Schmitz, 34, won’t spend her time horseback riding, hiking or canoeing in the scenic foothills of the Rocky Mountains, however. She’ll be working from 6 a.m. to 7:30 p.m. serving meals to adolescent boys as an assistant cook in the camp kitchen.

Her summer foray into food service isn’t by choice. It was the only job she could find, as so many companies have halted or postponed construction projects because of the recession.

“I’m the lunch lady.

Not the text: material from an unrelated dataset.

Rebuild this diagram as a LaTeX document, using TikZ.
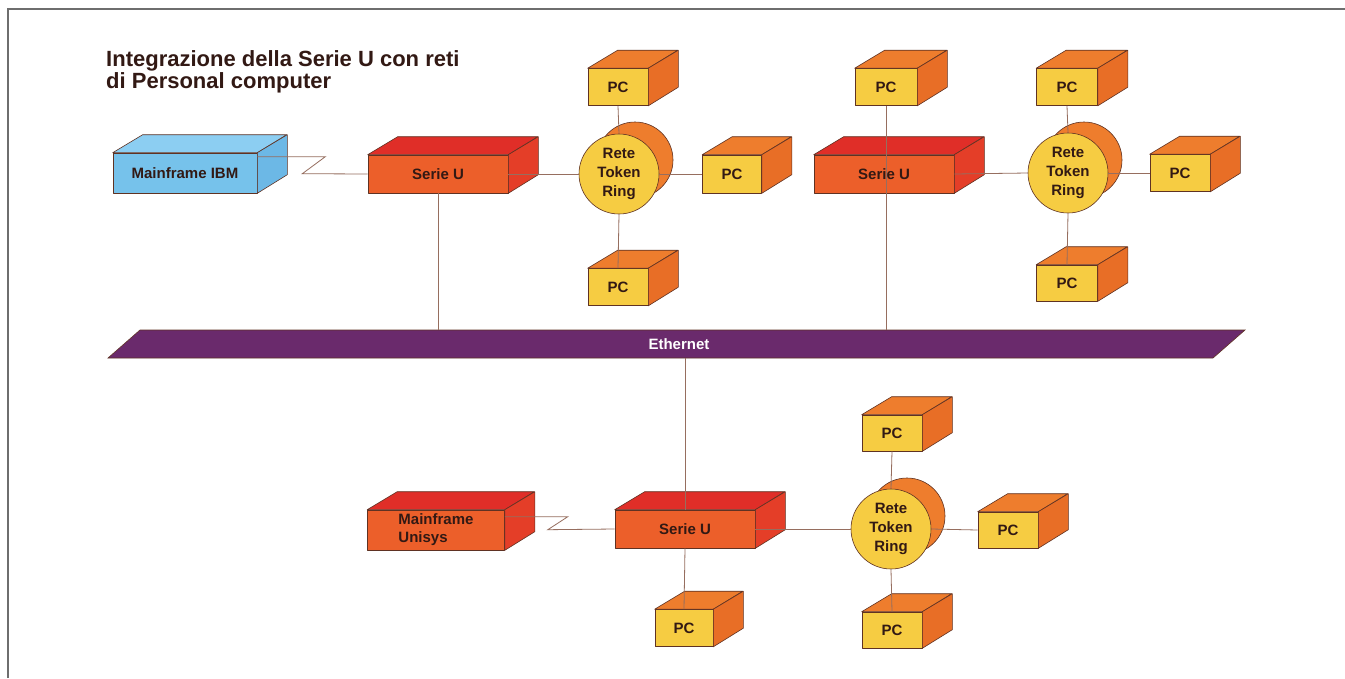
\documentclass[tikz,border=0pt]{standalone}
\usepackage{fontspec}
\setmainfont{Liberation Sans}
\usetikzlibrary{calc}
\definecolor{edgecol}{RGB}{95,50,35}
\definecolor{txtcol}{RGB}{50,25,20}
\definecolor{linecol}{RGB}{150,110,95}
\definecolor{framecol}{RGB}{110,110,110}
\definecolor{pcyel}{RGB}{246,204,66}
\definecolor{ortop}{RGB}{238,125,45}
\definecolor{orside}{RGB}{232,110,38}
\definecolor{serfr}{RGB}{236,95,42}
\definecolor{sertp}{RGB}{224,46,40}
\definecolor{sersd}{RGB}{228,62,40}
\definecolor{ibmfr}{RGB}{118,194,235}
\definecolor{ibmtp}{RGB}{140,206,242}
\definecolor{ibmsd}{RGB}{108,184,230}
\definecolor{ethcol}{RGB}{106,42,108}
\newcommand\mkbox[6]{%
  \node[#5front, minimum width=#3pt, minimum height=#4pt] (#1) at #2 {#6};
  \draw[#5top] (#1.north west) -- ++(30,-18) -- ++(#3,0) -- (#1.north east) -- cycle;
  \draw[#5side] (#1.north east) -- ++(30,-18) -- ++(0,#4) -- (#1.south east) -- cycle;}
\begin{document}
\begin{tikzpicture}[x=1pt,y=-1pt,
  lbl/.style={font=\fontsize{15}{18}\selectfont\bfseries, text=txtcol},
  facebase/.style={draw=edgecol, line width=0.6pt, line join=round},
  pcfront/.style={facebase, fill=pcyel, lbl, inner sep=0pt},
  pctop/.style={facebase, fill=ortop},
  pcside/.style={facebase, fill=orside},
  serfront/.style={facebase, fill=serfr, lbl, inner sep=0pt, align=left},
  sertop/.style={facebase, fill=sertp},
  serside/.style={facebase, fill=sersd},
  ibmfront/.style={facebase, fill=ibmfr, lbl, inner sep=0pt},
  ibmtop/.style={facebase, fill=ibmtp},
  ibmside/.style={facebase, fill=ibmsd},
  ringfr/.style={circle, facebase, fill=pcyel, minimum size=80pt, inner sep=0pt, align=center, font=\fontsize{15}{19}\selectfont\bfseries, text=txtcol},
  ringbk/.style={circle, facebase, fill=ortop, minimum size=76pt, inner sep=0pt},
  conn/.style={draw=linecol, line width=0.8pt},
  ethlbl/.style={font=\fontsize{15}{18}\selectfont\bfseries, text=white, minimum height=28pt, inner sep=0pt}]
\useasboundingbox (0,0) rectangle (1345,678);
\fill[white] (0,0) rectangle (1345,678);
\draw[framecol, line width=2pt] (8,678) -- (8,9) -- (1345,9);

% title
\node[anchor=north west, align=left, inner sep=0pt, text=txtcol,
  font=\fontsize{22}{22}\selectfont\bfseries] (title) at (106,50)
  {Integrazione della Serie U con reti\\di Personal computer};

% Ethernet
\fill[ethcol, draw=edgecol, line width=0.6pt] (108,358) -- (140,330) -- (1245,330) -- (1213,358) -- cycle;
\node[ethlbl] (eth) at (679,344) {Ethernet};

% cluster 1
\mkbox{ibm}{(185,173)}{144}{40}{ibm}{Mainframe IBM}
\mkbox{s1}{(438,174)}{140}{38}{ser}{Serie U}
\mkbox{p1a}{(618,87)}{60}{37}{pc}{PC}
\node[ringbk] (r1b) at (635,160) {};
\node[ringfr] (r1) at (619,174) {Rete\\Token\\Ring};
\mkbox{p1b}{(732,174)}{59}{38}{pc}{PC}
\mkbox{p1c}{(618,287)}{60}{37}{pc}{PC}

% cluster 2
\mkbox{p2a}{(886,87)}{62}{37}{pc}{PC}
\mkbox{s2}{(884,174)}{140}{38}{ser}{Serie U}
\mkbox{p2b}{(1067,87)}{61}{37}{pc}{PC}
\node[ringbk] (r2b) at (1084,160) {};
\node[ringfr] (r2) at (1068,173) {Rete\\Token\\Ring};
\mkbox{p2c}{(1180,173)}{60}{37}{pc}{PC}
\mkbox{p2d}{(1067,283)}{61}{36}{pc}{PC}

% cluster 3
\mkbox{uni}{(436,530)}{137}{40}{ser}{Mainframe\\Unisys}
\mkbox{s3}{(685,529)}{140}{38}{ser}{Serie U}
\mkbox{p3a}{(684,628)}{58}{37}{pc}{PC}
\mkbox{p3b}{(892,433)}{60}{36}{pc}{PC}
\node[ringbk] (r3b) at (907,516) {};
\node[ringfr] (r3) at (891,529) {Rete\\Token\\Ring};
\mkbox{p3c}{(1008,530)}{60}{36}{pc}{PC}
\mkbox{p3d}{(892,630)}{60}{36}{pc}{PC}

% connectors
\draw[conn] ([yshift=-4pt]ibm.north east) -- ++(68,0) -- ++(-23,17) -- (s1.west);
\draw[conn] (s1.south) -- (s1.south |- eth.north);
\draw[conn] (s1.east) -- (r1.west);
\draw[conn] (p1a.south) -- (r1.north);
\draw[conn] (r1.east) -- (p1b.west);
\draw[conn] (r1.south) -- (p1c.north);

\draw[conn] (p2a.south) -- (p2a.south |- eth.north);
\draw[conn] (s2.east) -- (r2.west);
\draw[conn] (p2b.south) -- (r2.north);
\draw[conn] (r2.east) -- (p2c.west);
\draw[conn] (r2.south) -- (p2d.north);

\draw[conn] (s3.north |- eth.south) -- (s3.north);
\draw[conn] ([yshift=-7pt]uni.north east) -- ++(63,0) -- ++(-20,13) -- (s3.west);
\draw[conn] (s3.south) -- (p3a.north);
\draw[conn] (s3.east) -- (r3.west);
\draw[conn] (p3b.south) -- (r3.north);
\draw[conn] (r3.east) -- (p3c.west);
\draw[conn] (r3.south) -- (p3d.north);
\end{tikzpicture}
\end{document}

Hoagies and grinders and navy beans,” Schmitz said, in a sly reference to the old Adam Sandler-Chris Farley skit from “Saturday Night Live.”

Across the country, the job shortage has created a buyers’ market for traditional summer employers who can now pick from an abundance of laid-off and older workers, such as Schmitz, whose experience, reliability and hunger make them more attractive as short-term seasonal hires.

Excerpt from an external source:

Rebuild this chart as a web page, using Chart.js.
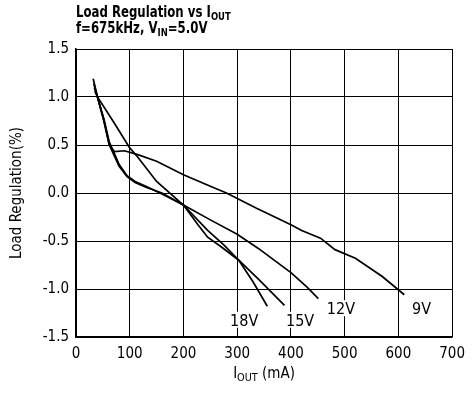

However, the added competition has left the nation’s teenagers facing the worst summer jobs outlook in more than 60 years as millions of 16- to 19-year-olds must compete with better-qualified workers in the most depressed jobs market in decades.

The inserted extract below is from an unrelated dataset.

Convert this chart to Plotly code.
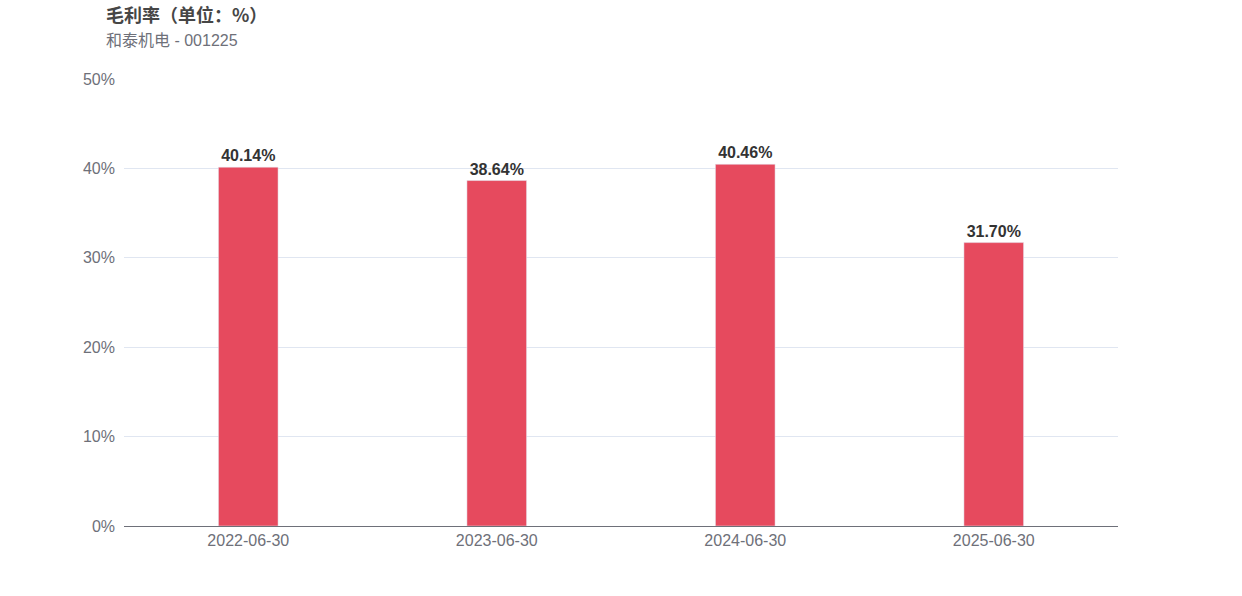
import plotly.graph_objects as go

categories = ["2022-06-30", "2023-06-30", "2024-06-30", "2025-06-30"]
values = [40.14, 38.64, 40.46, 31.70]
labels = ["40.14%", "38.64%", "40.46%", "31.70%"]
tick_vals = [0, 10, 20, 30, 40, 50]
tick_text = ["0%", "10%", "20%", "30%", "40%", "50%"]

W, H = 1242, 596
L, R, T, B = 124, W - 1118, 79, H - 526
pw = W - L - R
ph = H - T - B

def px_to_paper(px, py):
    return (px - L) / pw, (H - B - py) / ph

fig = go.Figure(go.Bar(
    x=categories, y=values, text=labels, textposition="outside",
    textfont=dict(size=16, color="#333333", family="Liberation Sans, Arial, sans-serif", weight="bold"),
    marker=dict(color="#E64A5E"), width=0.24, cliponaxis=False,
))
tx, ty = px_to_paper(104, 14)
sx, sy = px_to_paper(104, 40)
fig.update_layout(
    width=W, height=H,
    margin=dict(l=L, r=R, t=T, b=B),
    paper_bgcolor="white", plot_bgcolor="white",
    font=dict(family="Liberation Sans, Arial, sans-serif", color="#6E7079", size=16),
    showlegend=False,
    xaxis=dict(type="category", showgrid=False, showline=True, linecolor="#6E7079", linewidth=1,
               ticks="", tickfont=dict(size=16, color="#6E7079")),
    yaxis=dict(range=[0, 50], tickvals=tick_vals, ticktext=tick_text,
               showgrid=True, gridcolor="#E0E6F1", zeroline=False,
               tickfont=dict(size=16, color="#6E7079"), ticklabelstandoff=8),
    annotations=[
        dict(text="<b>毛利率（单位：%）</b>", x=tx, y=ty, xref="paper", yref="paper",
             showarrow=False, xanchor="left", yanchor="middle",
             font=dict(size=18, color="#464646", family="Noto Sans CJK SC, sans-serif")),
        dict(text="和泰机电 - 001225", x=sx, y=sy, xref="paper", yref="paper",
             showarrow=False, xanchor="left", yanchor="middle",
             font=dict(size=16, color="#6E7079", family="Liberation Sans, Noto Sans CJK SC, sans-serif")),
    ],
)
fig.write_html("out.html", config={"displayModeBar": False},
               post_script="document.body.style.margin='0';")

While the long hours at Cheley Colorado Camps are similar to the ones Schmitz logged while she was helping to design the new Fairbanks International Airport in Alaska, there are no such similarities when it comes to her salary.

Schmitz’s entire two-month stint at the camp won’t pay as much as she made in one month as an architect. There are, however, other benefits.

“It’s going to be a lot easier than meeting with community advisers and checking over structural designs,” Schmitz said. “The only deadlines I’ll have are breakfast, lunch and dinner. And at the end of the day, I’ve done my job. It’s going to be a lot more mentally relaxing. I think everybody needs that once in a while.”

Paul Weidig, Cheley’s staff director, said there were so many out-of-work restaurant chefs that eight of 10 summer kitchen staffers had worked previously as cooks. That’s a first, Weidig said. Usually, the jobs go to young people and teens with little or no cooking experience.

“Employers are thinking, ‘If I can hire an adult who’s at least a proven worker, why would I hire a high school kid?’ So the job market for teenagers is going to be very soft this summer,” said Andrew Kehow, an economist at James Madison University in Harrisonburg, Va.

Last year, only 32.7 percent of U.S. teens ages 16 through 19 held summer jobs, the lowest level since the government started tracking the data in 1948, said Andrew Sum, the director of the Center for Labor Market Studies at Northeastern University.

With jobs still scarce, the teen employment rate probably will hit a new low of about 30 percent this summer, Sum said.